Curse of the Faceless Man was directed by the legendary B-moviemaker Edward L. Cahn (The She-Creature, Invisible Invaders, The Four Skulls of Jonathan Drake) from a script by the also-legendary screenwriter Jerome Bixby (It! The Terror from Beyond Space, The Lost Missile). It’s basically a retelling of any number of classic mummy stories, but with the Roman city of Pompeii subbing in for Egyptian pyramid tombs and the antagonist mummy swapped for what is essentially a statue-come-to-life. And any of the narrative that is not clear is explained by that staple of low-budget sci-fi/horror, the cost-cutting voiceover narrative (contributed by How to Make a Monster’s Morris Ankrum). Cheap and easy, and not terribly original, but full of fun thrills.

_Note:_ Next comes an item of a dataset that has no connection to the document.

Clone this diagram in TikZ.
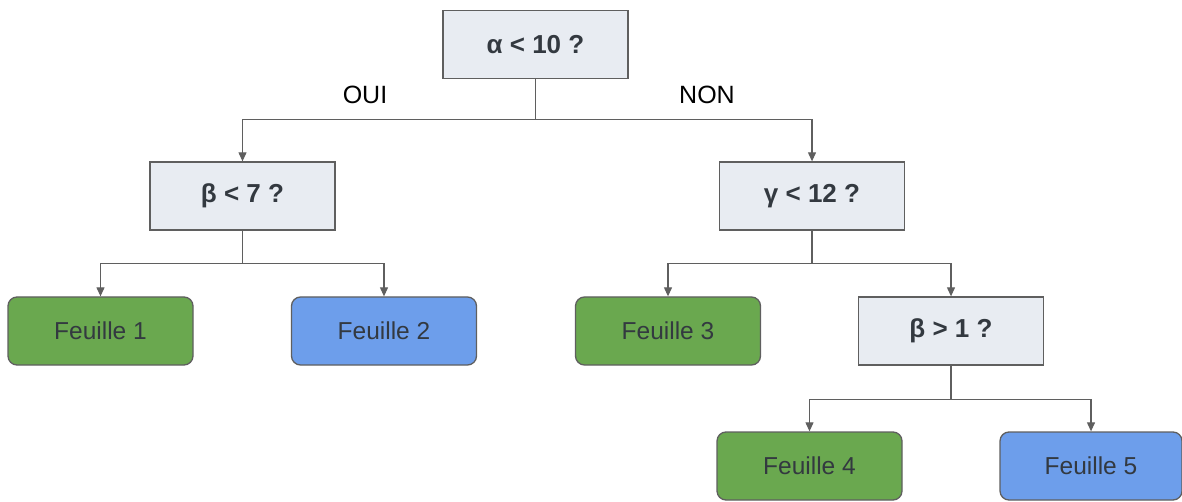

Visually, Curse of the Faceless Man is pretty much a knockoff of Universal’s The Mummy. It was shot by cinematographer Kenneth Peach (who would move on to shoot legendary television sitcoms like “Rhoda” and “Taxi”), who manages to make the stark light of day and the brightly lit interior scenes look spooky and foreboding. Quintillus’ costume suit, which was designed by Charles Gemora (The Naked Jungle, The War of the Worlds), resembles a mummy, and Bob Bryant’s performance as the stone man mimics Boris Karloff’s stiff and shuffling portrayal. Curse of the Faceless Man is not exactly a mummy movie, but it’s not for lack of trying.
The score for Curse of the Faceless Man was composed by Gerald Fried (Killer’s Kiss, I Bury the Living), and it is best described as delightfully over-the-top. It’s full of blaring horns and crashing cymbals during the more dramatic sections, yet it calms down with flute and recorder themes when it’s trying to sound “Pompeiian.” Much of the time, the soundtrack functions as punctuation for the events in the movie, such as when a huge orchestral punch is heard after the stone man attacks a delivery driver and causes his truck to crash. It’s not the type of score that can exist outside of the movie, and at times, it even sounds generic enough to exist in any other movie as well, but the music in Curse of the Faceless Man Is energetic and bombastic enough to be its own fun aspect of the film.
Since Curse of the Faceless Man was initially shown as a double feature with the more superior Cahn/Bixby collaboration It! The Terror From Beyond Space, it has been relegated to being known as “the other movie” on the bill. But there are worse fates for movies; it could have ended up being as forgotten as Pomeii.